**PROMPT**
Return the data exactly, with all pictures removed.

--- START DATA SHOWN ---

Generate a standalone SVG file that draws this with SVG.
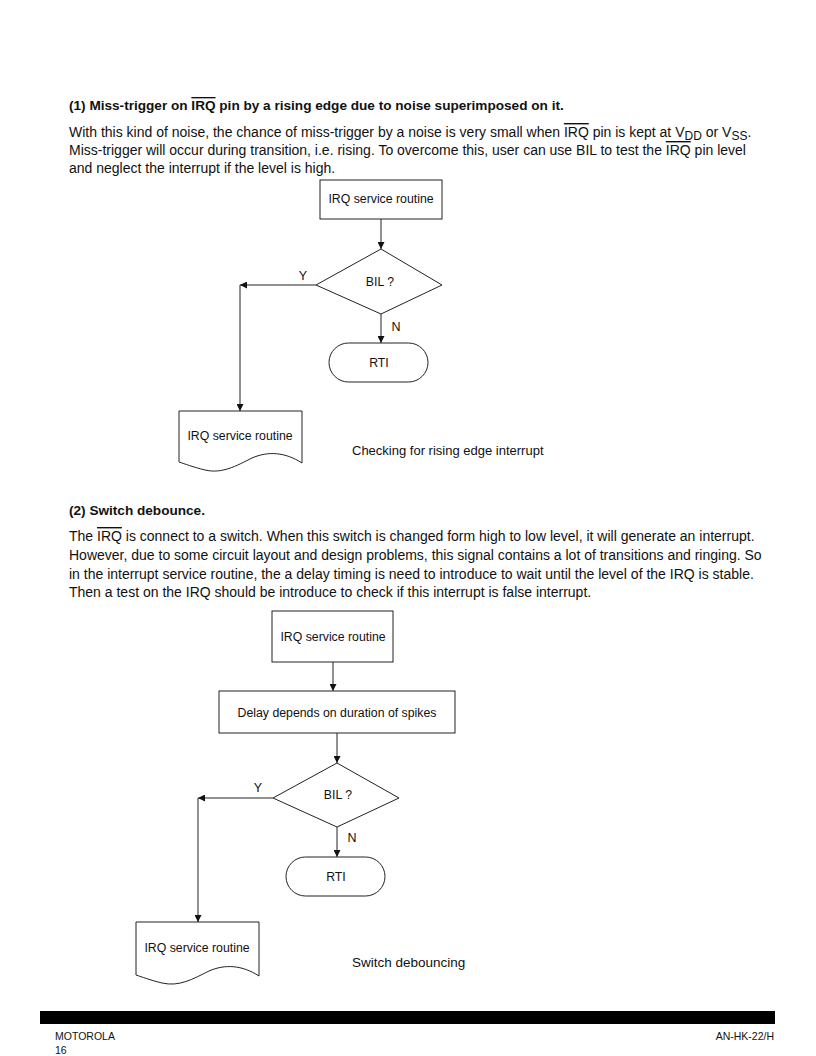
<svg xmlns="http://www.w3.org/2000/svg" width="816" height="1056" viewBox="0 0 816 1056">
<defs>
<marker id="ah" viewBox="0 0 10 10" refX="10" refY="5" markerWidth="7" markerHeight="7" orient="auto" markerUnits="userSpaceOnUse">
<path d="M0,0 L10,5 L0,10 z" fill="#111"/>
</marker>
<style>
text{font-family:"Liberation Sans",Arial,sans-serif;fill:#111}
.t{font-size:13.6px;font-weight:bold}
.p{font-size:14px}
.n{font-size:12.3px;text-anchor:middle}
.c{font-size:13px}
.yn{font-size:12.5px;text-anchor:middle}
.ft{font-size:10.5px}
.ov{text-decoration:overline}
.s{fill:#fff;stroke:#222;stroke-width:1}
.ln{fill:none;stroke:#222;stroke-width:1;marker-end:url(#ah)}
</style>
</defs>
<rect width="816" height="1056" fill="#fff"/>

<g id="text1">
<text class="t" x="69" y="110">(1) Miss-trigger on <tspan class="ov">IRQ</tspan> pin by a rising edge due to noise superimposed on it.</text>
<text class="p" x="69" y="137">With this kind of noise, the chance of miss-trigger by a noise is very small when <tspan class="ov">IRQ</tspan> pin is kept at V<tspan dy="3" font-size="12">DD</tspan><tspan dy="-3"> or V</tspan><tspan dy="3" font-size="12">SS</tspan><tspan dy="-3">.</tspan></text>
<text class="p" x="69" y="155">Miss-trigger will occur during transition, i.e. rising. To overcome this, user can use BIL to test the <tspan class="ov">IRQ</tspan> pin level</text>
<text class="p" x="69" y="173">and neglect the interrupt if the level is high.</text>
</g>

<g id="connectors1">
<line class="ln" x1="381" y1="219" x2="381" y2="249"/>
<line class="ln" x1="316" y1="285" x2="240" y2="285"/>
<line class="ln" x1="240" y1="285" x2="240" y2="411"/>
<line class="ln" x1="381" y1="314" x2="381" y2="343"/>
<text class="yn" x="303" y="280">Y</text>
<text class="yn" x="396" y="331">N</text>
</g>

<g id="box1">
<rect class="s" x="320" y="180" width="122" height="39"/>
<text class="n" x="381" y="203">IRQ service routine</text>
</g>
<g id="dec1">
<polygon class="s" points="381,249 442,285 381,314 316,285"/>
<text class="n" x="380" y="286">BIL ?</text>
</g>
<g id="rti1">
<rect class="s" x="329" y="343" width="99" height="39" rx="19.5"/>
<text class="n" x="379" y="367">RTI</text>
</g>
<g id="doc1">
<path class="s" d="M179,411 H302 V463 C285,452 268,451 252,458 C236,466 222,474 205,470 C193,467 185,464 179,462 Z"/>
<text class="n" x="240" y="440">IRQ service routine</text>
</g>
<text class="c" x="352" y="455">Checking for rising edge interrupt</text>

<g id="text2">
<text class="t" x="69" y="515">(2) Switch debounce.</text>
<text class="p" x="69" y="541">The <tspan class="ov">IRQ</tspan> is connect to a switch. When this switch is changed form high to low level, it will generate an interrupt.</text>
<text class="p" x="69" y="560">However, due to some circuit layout and design problems, this signal contains a lot of transitions and ringing. So</text>
<text class="p" x="69" y="579">in the interrupt service routine, the a delay timing is need to introduce to wait until the level of the IRQ is stable.</text>
<text class="p" x="69" y="597">Then a test on the IRQ should be introduce to check if this interrupt is false interrupt.</text>
</g>

<g id="connectors2">
<line class="ln" x1="333" y1="662" x2="333" y2="691"/>
<line class="ln" x1="337" y1="733" x2="337" y2="763"/>
<line class="ln" x1="273" y1="798" x2="198" y2="798"/>
<line class="ln" x1="198" y1="798" x2="198" y2="922"/>
<line class="ln" x1="337" y1="827" x2="337" y2="857"/>
<text class="yn" x="258" y="792">Y</text>
<text class="yn" x="352" y="842">N</text>
</g>

<g id="box2">
<rect class="s" x="272" y="611" width="121" height="51"/>
<text class="n" x="333" y="641">IRQ service routine</text>
</g>
<g id="delay">
<rect class="s" x="219" y="691" width="236" height="42"/>
<text class="n" x="337" y="717">Delay depends on duration of spikes</text>
</g>
<g id="dec2">
<polygon class="s" points="337,763 399,798 337,827 273,798"/>
<text class="n" x="338" y="799">BIL ?</text>
</g>
<g id="rti2">
<rect class="s" x="286" y="857" width="99" height="39" rx="19.5"/>
<text class="n" x="336" y="881">RTI</text>
</g>
<g id="doc2">
<path class="s" d="M136,922 H259 V976 C242,965 225,964 209,971 C193,979 179,987 162,983 C150,980 142,977 136,975 Z"/>
<text class="n" x="197" y="952">IRQ service routine</text>
</g>
<text x="352" y="967" font-size="13.5">Switch debouncing</text>

<g id="footer">
<rect x="40" y="1011" width="735" height="13" fill="#000"/>
<text class="ft" x="55" y="1040">MOTOROLA</text>
<text class="ft" x="55" y="1054">16</text>
<text class="ft" x="774" y="1040" text-anchor="end">AN-HK-22/H</text>
</g>
</svg>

--- END DATA SHOWN ---

**SOLUTION TO THIS PROBLEM**
Generate a standalone SVG file that draws this with SVG.
<svg xmlns="http://www.w3.org/2000/svg" width="816" height="1056" viewBox="0 0 816 1056">
<defs>
<marker id="ah" viewBox="0 0 10 10" refX="10" refY="5" markerWidth="7" markerHeight="7" orient="auto" markerUnits="userSpaceOnUse">
<path d="M0,0 L10,5 L0,10 z" fill="#111"/>
</marker>
<style>
text{font-family:"Liberation Sans",Arial,sans-serif;fill:#111}
.t{font-size:13.6px;font-weight:bold}
.p{font-size:14px}
.n{font-size:12.3px;text-anchor:middle}
.c{font-size:13px}
.yn{font-size:12.5px;text-anchor:middle}
.ft{font-size:10.5px}
.ov{text-decoration:overline}
.s{fill:#fff;stroke:#222;stroke-width:1}
.ln{fill:none;stroke:#222;stroke-width:1;marker-end:url(#ah)}
</style>
</defs>
<rect width="816" height="1056" fill="#fff"/>

<g id="text1">
<text class="t" x="69" y="110">(1) Miss-trigger on <tspan class="ov">IRQ</tspan> pin by a rising edge due to noise superimposed on it.</text>
<text class="p" x="69" y="137">With this kind of noise, the chance of miss-trigger by a noise is very small when <tspan class="ov">IRQ</tspan> pin is kept at V<tspan dy="3" font-size="12">DD</tspan><tspan dy="-3"> or V</tspan><tspan dy="3" font-size="12">SS</tspan><tspan dy="-3">.</tspan></text>
<text class="p" x="69" y="155">Miss-trigger will occur during transition, i.e. rising. To overcome this, user can use BIL to test the <tspan class="ov">IRQ</tspan> pin level</text>
<text class="p" x="69" y="173">and neglect the interrupt if the level is high.</text>
</g>

<g id="connectors1">
<line class="ln" x1="381" y1="219" x2="381" y2="249"/>
<line class="ln" x1="316" y1="285" x2="240" y2="285"/>
<line class="ln" x1="240" y1="285" x2="240" y2="411"/>
<line class="ln" x1="381" y1="314" x2="381" y2="343"/>
<text class="yn" x="303" y="280">Y</text>
<text class="yn" x="396" y="331">N</text>
</g>

<g id="box1">
<rect class="s" x="320" y="180" width="122" height="39"/>
<text class="n" x="381" y="203">IRQ service routine</text>
</g>
<g id="dec1">
<polygon class="s" points="381,249 442,285 381,314 316,285"/>
<text class="n" x="380" y="286">BIL ?</text>
</g>
<g id="rti1">
<rect class="s" x="329" y="343" width="99" height="39" rx="19.5"/>
<text class="n" x="379" y="367">RTI</text>
</g>
<g id="doc1">
<path class="s" d="M179,411 H302 V463 C285,452 268,451 252,458 C236,466 222,474 205,470 C193,467 185,464 179,462 Z"/>
<text class="n" x="240" y="440">IRQ service routine</text>
</g>
<text class="c" x="352" y="455">Checking for rising edge interrupt</text>

<g id="text2">
<text class="t" x="69" y="515">(2) Switch debounce.</text>
<text class="p" x="69" y="541">The <tspan class="ov">IRQ</tspan> is connect to a switch. When this switch is changed form high to low level, it will generate an interrupt.</text>
<text class="p" x="69" y="560">However, due to some circuit layout and design problems, this signal contains a lot of transitions and ringing. So</text>
<text class="p" x="69" y="579">in the interrupt service routine, the a delay timing is need to introduce to wait until the level of the IRQ is stable.</text>
<text class="p" x="69" y="597">Then a test on the IRQ should be introduce to check if this interrupt is false interrupt.</text>
</g>

<g id="connectors2">
<line class="ln" x1="333" y1="662" x2="333" y2="691"/>
<line class="ln" x1="337" y1="733" x2="337" y2="763"/>
<line class="ln" x1="273" y1="798" x2="198" y2="798"/>
<line class="ln" x1="198" y1="798" x2="198" y2="922"/>
<line class="ln" x1="337" y1="827" x2="337" y2="857"/>
<text class="yn" x="258" y="792">Y</text>
<text class="yn" x="352" y="842">N</text>
</g>

<g id="box2">
<rect class="s" x="272" y="611" width="121" height="51"/>
<text class="n" x="333" y="641">IRQ service routine</text>
</g>
<g id="delay">
<rect class="s" x="219" y="691" width="236" height="42"/>
<text class="n" x="337" y="717">Delay depends on duration of spikes</text>
</g>
<g id="dec2">
<polygon class="s" points="337,763 399,798 337,827 273,798"/>
<text class="n" x="338" y="799">BIL ?</text>
</g>
<g id="rti2">
<rect class="s" x="286" y="857" width="99" height="39" rx="19.5"/>
<text class="n" x="336" y="881">RTI</text>
</g>
<g id="doc2">
<path class="s" d="M136,922 H259 V976 C242,965 225,964 209,971 C193,979 179,987 162,983 C150,980 142,977 136,975 Z"/>
<text class="n" x="197" y="952">IRQ service routine</text>
</g>
<text x="352" y="967" font-size="13.5">Switch debouncing</text>

<g id="footer">
<rect x="40" y="1011" width="735" height="13" fill="#000"/>
<text class="ft" x="55" y="1040">MOTOROLA</text>
<text class="ft" x="55" y="1054">16</text>
<text class="ft" x="774" y="1040" text-anchor="end">AN-HK-22/H</text>
</g>
</svg>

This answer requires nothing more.